I think anxiety is a component of depression. One, unfortunately, can lead to the other. Xanax is a good medication for anxiety but it has a shorter half-life than some other anti-anxiety meds like valium or ativan. It may well be that it is wearing off to soon..just a thought.
I find that once I am really anxious it takes a while to wind back down again..if you get really stressed out at work then it sometimes follows you home for the evening. I try (on the way home) to mentally take off my work hat and put on my home hat. It's just a mind trick, but it helps me relax. I know nothing bad is going to happen at home!
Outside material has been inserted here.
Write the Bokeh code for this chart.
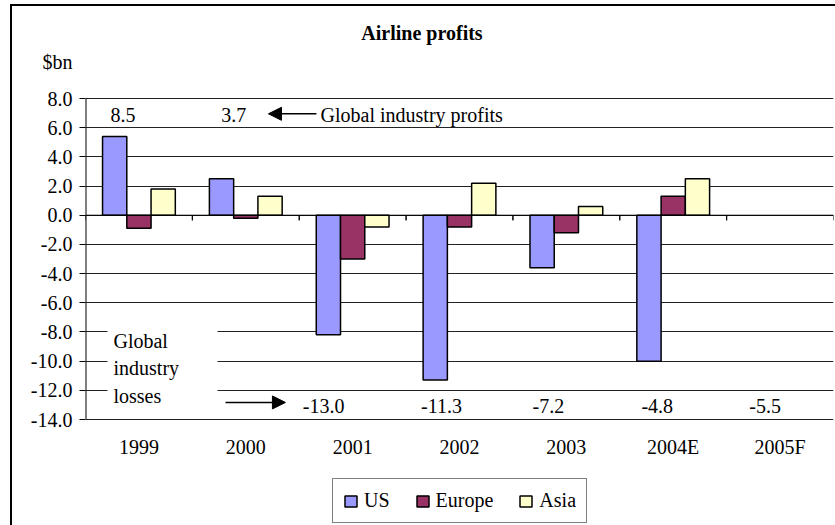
from bokeh.plotting import figure
from bokeh.models import (ColumnDataSource, FactorRange, Range1d, FixedTicker,
                          NumeralTickFormatter, Legend, LegendItem, Label, Arrow,
                          NormalHead, BoxAnnotation, Span)
from bokeh.transform import dodge
from bokeh.core.properties import value
from bokeh.embed import file_html
from bokeh.resources import INLINE

# ---- data ----
years = ["1999", "2000", "2001", "2002", "2003", "2004E", "2005F"]
us = [5.4, 2.5, -8.2, -11.3, -3.6, -10.0, None]
europe = [-0.9, -0.2, -3.0, -0.8, -1.2, 1.3, None]
asia = [1.8, 1.3, -0.8, 2.2, 0.6, 2.5, None]
global_profits = [8.5, 3.7, -13.0, -11.3, -7.2, -4.8, -5.5]
y_ticks = [-14, -12, -10, -8, -6, -4, -2, 0, 2, 4, 6, 8]
Y_MIN, Y_MAX = -14, 8

# ---- layout / styles ----
W, H = 835, 525
PLOT_TOP, PLOT_BOTTOM = 98, 419           # pixel rows of 8.0 and -14.0
PX = (PLOT_BOTTOM - PLOT_TOP) / (Y_MAX - Y_MIN)
y_hi = Y_MAX + PLOT_TOP / PX
y_lo = Y_MIN - (H - PLOT_BOTTOM) / PX
unit_y = Y_MAX + (PLOT_TOP - 61) / PX      # row of the "$bn" unit label

FONT = "Liberation Serif"
FS = "20px"
label_dx = [-16, -12, -29, -18, -18, -16, -15]
C_US, C_EU, C_AS = "#9999FF", "#993366", "#FFFFCC"

idx = [i for i in range(len(years)) if us[i] is not None]
bar_src = ColumnDataSource(dict(
    year=[years[i] for i in idx],
    us=[us[i] for i in idx],
    europe=[europe[i] for i in idx],
    asia=[asia[i] for i in idx],
))
lab_src = ColumnDataSource(dict(
    year=years,
    txt=["%.1f" % v for v in global_profits],
    ly=[6.9 if v > 0 else -13.1 for v in global_profits],
    dx=label_dx,
))
tick_src = ColumnDataSource(dict(year=years, y0=[0] * len(years), y1=[-0.35] * len(years)))
axis_src = ColumnDataSource(dict(year=[years[0]], y0=[Y_MIN], y1=[Y_MAX]))

p = figure(width=W, height=H, x_range=FactorRange(factors=years),
           y_range=Range1d(y_lo, y_hi), output_backend="svg", toolbar_location=None,
           title=None, min_border_left=85, min_border_right=2, min_border_top=0,
           min_border_bottom=0)
p.background_fill_color = None
p.border_fill_color = None
p.outline_line_color = None
# outer chart border (left and top edges), drawn behind the transparent canvas
p.styles = {
    "background-color": "white",
    "background-image": "linear-gradient(#000,#000), linear-gradient(#000,#000)",
    "background-size": "2px 100%, 100% 2px",
    "background-position": "10px 4px, 10px 4px",
    "background-repeat": "no-repeat",
}

# grid
p.xgrid.grid_line_color = None
p.ygrid.ticker = FixedTicker(ticks=y_ticks)
p.ygrid.grid_line_color = "#222222"
p.ygrid.grid_line_width = 1

# y axis: value labels + unit label, minor ticks as the tick marks
p.yaxis.ticker = FixedTicker(ticks=y_ticks + [unit_y], minor_ticks=y_ticks)
p.yaxis.formatter = NumeralTickFormatter(format="0.0")
p.yaxis.major_label_overrides = {unit_y: "$bn"}
p.yaxis.major_label_text_font = FONT
p.yaxis.major_label_text_font_size = FS
p.yaxis.major_label_text_color = "black"
p.yaxis.axis_line_color = None
p.yaxis.major_tick_line_color = None
p.yaxis.major_tick_in = 0
p.yaxis.major_tick_out = 0
p.yaxis.minor_tick_line_color = "black"
p.yaxis.minor_tick_in = 0
p.yaxis.minor_tick_out = 6
p.yaxis.major_label_standoff = 7
# y axis line limited to the value span
p.segment(x0=dodge("year", -0.5, range=p.x_range), y0="y0",
          x1=dodge("year", -0.5, range=p.x_range), y1="y1",
          source=axis_src, line_color="black", line_width=2)

# x axis (labels only) fixed at the bottom of the value span
p.xaxis.fixed_location = Y_MIN
p.xaxis.axis_line_color = None
p.xaxis.major_tick_line_color = None
p.xaxis.major_tick_out = 0
p.xaxis.major_tick_in = 0
p.xaxis.major_label_text_font = FONT
p.xaxis.major_label_text_font_size = FS
p.xaxis.major_label_text_color = "black"
p.xaxis.major_label_standoff = 16

# zero line + boundary ticks
p.add_layout(Span(location=0, dimension="width", line_color="black", line_width=1))
for d in (-0.5, 0.5):
    p.segment(x0=dodge("year", d, range=p.x_range), y0="y0",
              x1=dodge("year", d, range=p.x_range), y1="y1",
              source=tick_src, line_color="black", line_width=1)

# bars
bw = 0.227
r_us = p.vbar(x=dodge("year", -bw, range=p.x_range), top="us", width=bw,
              source=bar_src, fill_color=C_US, line_color="black", line_width=1.5)
r_eu = p.vbar(x=dodge("year", 0, range=p.x_range), top="europe", width=bw,
              source=bar_src, fill_color=C_EU, line_color="black", line_width=1.5)
r_as = p.vbar(x=dodge("year", bw, range=p.x_range), top="asia", width=bw,
              source=bar_src, fill_color=C_AS, line_color="black", line_width=1.5)

# white box behind "Global industry losses"
p.add_layout(BoxAnnotation(left=0.206, right=1.235, top=-7.4, bottom=-13.4,
                           fill_color="white", fill_alpha=1, line_color=None,
                           level="underlay"))

# global industry values
p.text(x="year", y="ly", text="txt", x_offset="dx", source=lab_src,
       text_font=value(FONT), text_font_size=FS, text_color="black",
       text_align="center", text_baseline="middle")

# annotations
for txt, yy in (("Global", -8.59), ("industry", -10.48), ("losses", -12.37)):
    p.text(x=[0.262], y=[yy], text=[txt], text_font=value(FONT), text_font_size=FS,
           text_color="black", text_align="left", text_baseline="middle")
p.text(x=[2.20], y=[6.9], text=["Global industry profits"], text_font=value(FONT),
       text_font_size=FS, text_color="black", text_align="left", text_baseline="middle")

p.add_layout(Arrow(end=NormalHead(size=13, fill_color="black", line_color="black"),
                   x_start=2.161, y_start=6.95, x_end=1.712, y_end=6.95,
                   line_color="black", line_width=1.5))
p.add_layout(Arrow(end=NormalHead(size=13, fill_color="black", line_color="black"),
                   x_start=1.31, y_start=-12.83, x_end=1.871, y_end=-12.83,
                   line_color="black", line_width=1.5))

# chart title
p.add_layout(Label(x=3.149, y=Y_MAX + (PLOT_TOP - 32) / PX, text="Airline profits",
                   text_font=FONT, text_font_size="20px", text_font_style="bold",
                   text_color="black", text_align="center", text_baseline="middle"))

# legend
legend = Legend(items=[LegendItem(label="US", renderers=[r_us]),
                       LegendItem(label="Europe", renderers=[r_eu]),
                       LegendItem(label="Asia", renderers=[r_as])],
                orientation="horizontal", location=(247, 2),
                label_text_font=FONT, label_text_font_size=FS, label_text_color="black",
                glyph_width=15, glyph_height=14, label_standoff=6, spacing=25,
                padding=10, margin=0, border_line_color="black", border_line_width=1,
                background_fill_color="white", background_fill_alpha=1)
p.add_layout(legend, "center")

open("out.html", "w").write(file_html(p, INLINE))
I hope the therapy helps you out, and you can get some control over those 'eggshell" feelings. No one should have to live with that feeling. I wish you all the very best. I hope we all find that magical peace
Welcome my friend. I agree with Meg as I have both anxiety and depression. Sometimes I am not sure what comes first the anxiety or the depression.
Try not to over analyze the situation at work, stay in the moment and deal with things one step at a time. Remember to be assertive and not aggressive. a
Assertiveness includes rational thinking and the self-affirmation of personal worth, respect, and rights. I am so happy to hear you are going to therapy...............kudos to you.
Kitt, Moderator: Anxiety/Panic & Depression& GERD Forums*~*
I like to call that kind of thinking "catastrophising"...everytime my brain starts throwing up those questions I try and mentally roll my eyes and say "here she goes again!" and try and laugh at myself. IMHO it's one of the best way to deal with negative thoughts. You really just have to laugh sometimes!